Farley: I'd actually go back to the events of 1999 and 2000, quite frankly, that we learned a lot from there. So, our process is largely quantitatively based. And that means that over long periods of time it gives us good signals to try and analyze all the data across the world and have a view on various markets, which is a great tool to have. But we also understand there are going to be periods where models will break down.

And if we go back to 1999 and 2000, and we think about what happened to a lot of tactical managers, which was at valuation played with large component to their process, and in 1998 tactical managers were shifting out of equities because the S&P 500 looked too expensive.

Burns: Right.

Farley: They were shifting from U.S. stocks to non-U.S. stocks, both of those moves from '98 to 2000 were bad moves, and performance suffered very significantly. Now, they turned out to be ultimately right, if you could have waited for the event to have happened. And so…

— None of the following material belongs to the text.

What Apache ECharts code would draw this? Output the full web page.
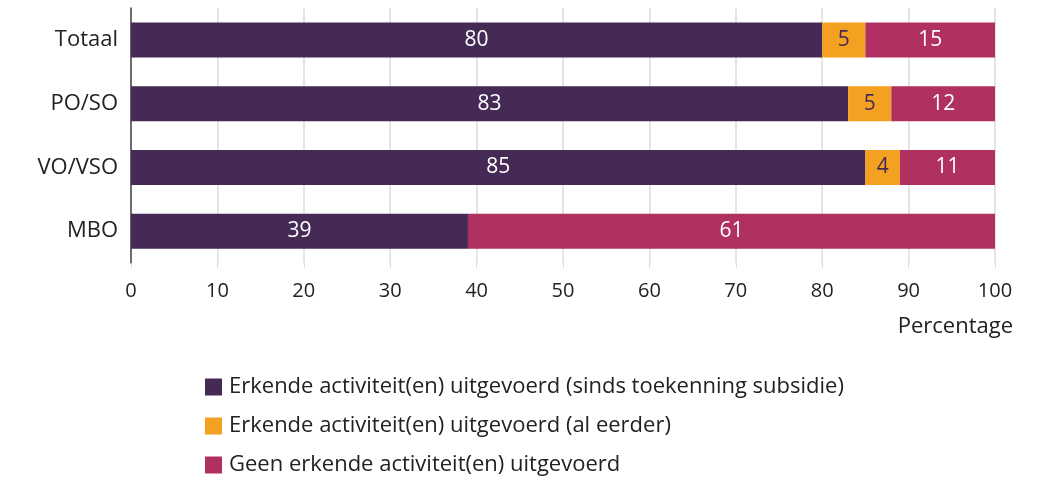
<!DOCTYPE html>
<html>
<head>
<meta charset="utf-8">
<script src="https://cdn.jsdelivr.net/npm/echarts@6/dist/echarts.min.js"></script>
<style>
  html, body { margin: 0; padding: 0; background: #fff; }
  #chart { width: 1042px; height: 479px; }
</style>
</head>
<body>
<div id="chart"></div>
<script>
const categories = ["Totaal", "PO/SO", "VO/VSO", "MBO"];
const sindsToekenning = [80, 83, 85, 39];
const alEerder = [5, 5, 4, null];
const geenActiviteit = [15, 12, 11, 61];
const seriesNames = [
  "Erkende activiteit(en) uitgevoerd (sinds toekenning subsidie)",
  "Erkende activiteit(en) uitgevoerd (al eerder)",
  "Geen erkende activiteit(en) uitgevoerd"
];
const colors = ["#452a56", "#f4a020", "#b03062"];
const font = "'Open Sans', 'Noto Sans', sans-serif";

const chart = echarts.init(document.getElementById("chart"));

function barSeries(name, data, color, labelColor) {
  return {
    name: name,
    type: "bar",
    stack: "total",
    data: data,
    barWidth: 35,
    itemStyle: { color: color },
    label: {
      show: true,
      position: "inside",
      color: labelColor,
      fontFamily: font,
      fontSize: 21
    }
  };
}

chart.setOption({
  animation: false,
  textStyle: { fontFamily: font },
  grid: { left: 131, right: 47, top: 8, height: 255 },
  legend: {
    orient: "vertical",
    left: 200,
    top: 369,
    height: 120,
    itemWidth: 17,
    itemHeight: 17,
    itemGap: 13,
    icon: "rect",
    textStyle: { fontSize: 22, lineHeight: 26, color: "#222", fontFamily: font, padding: [0, 0, 0, 2] },
    data: seriesNames
  },
  xAxis: {
    type: "value",
    min: 0,
    max: 100,
    interval: 10,
    axisLine: { show: false },
    axisTick: { show: true, length: 5, lineStyle: { color: "#dcdcdc" } },
    axisLabel: { color: "#222", fontSize: 20, margin: 18, fontFamily: font },
    splitLine: { lineStyle: { color: "#dcdcdc", width: 1.5 } }
  },
  yAxis: {
    type: "category",
    inverse: true,
    data: categories,
    axisLine: { show: true, lineStyle: { color: "#444", width: 1.5 } },
    axisTick: { show: false },
    axisLabel: { color: "#222", fontSize: 22, margin: 13, fontFamily: font }
  },
  graphic: [{
    type: "text",
    right: 29,
    top: 316,
    style: { text: "Percentage", fontSize: 22, fill: "#222", fontFamily: font }
  }],
  series: [
    barSeries(seriesNames[0], sindsToekenning, colors[0], "#fff"),
    barSeries(seriesNames[1], alEerder, colors[1], "#452a56"),
    barSeries(seriesNames[2], geenActiviteit, colors[2], "#fff")
  ]
});
</script>
</body>
</html>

Burns: Right. Given a long enough horizon, right, they all work out...

Farley: Fair enough. That discussion in the institutional memory back to that time period was germane to a lot of conversations that we had in 2008 and 2007, which was, let's not fall into that valuation trap again. Let's identify that analysts probably are going to be slow to bring down their earnings estimates, so the P/E ratio is not as attractive as perhaps it looks when you calculate it today.

And so, I think using that kind of institutional memory and having been in the marketplace long enough, you start to understand where the process works, where perhaps it doesn't, and where you want to challenge how you approach the money management philosophy.

Burns: Got you. Now, being that this is the ETF Invest Conference, I can't let you go without asking, in your business, in your portfolio construction, how are you using ETFs, and what's maybe one of the more unique ways that you are using ETFs that folks on Main Street may not really know about?

Farley: Sure. So, I think in general the ETF usage by institutions and by us specifically has increased dramatically. Our clients have traditionally used a lot of institutional commingled funds, but we are more and more seeing portfolios that are made up of entirely ETFs, and that has been just a great way to be able to get exposures to marketplaces--very liquid. And given that the growth of the breadth of types of ETFs over the last several years, it absolutely makes it possible. We couldn't have been doing this four or five years ago, because there just wasn't as much product out there. So, it really has allowed us to do that.

I think the area that we're using ETFs probably less traditionally than a mainstream investor might, is with very large institutional investors who are looking to get immediate exposure and liquidity to an asset class, perhaps they're looking to hire a direct real estate manager, but they want to get that money exposed to real estate right away. So, we might use a REIT ETF to do that.

And so, from a liquidity exposure management perspective, we start to see the use of ETFs really being a very traditional mainstream approach for institutions now.

Burns: Well, Dan thanks for taking the time.

Farley: My pleasure.

Burns: And I am Scott Burns reporting live from the Morningstar ETF Invest Conference.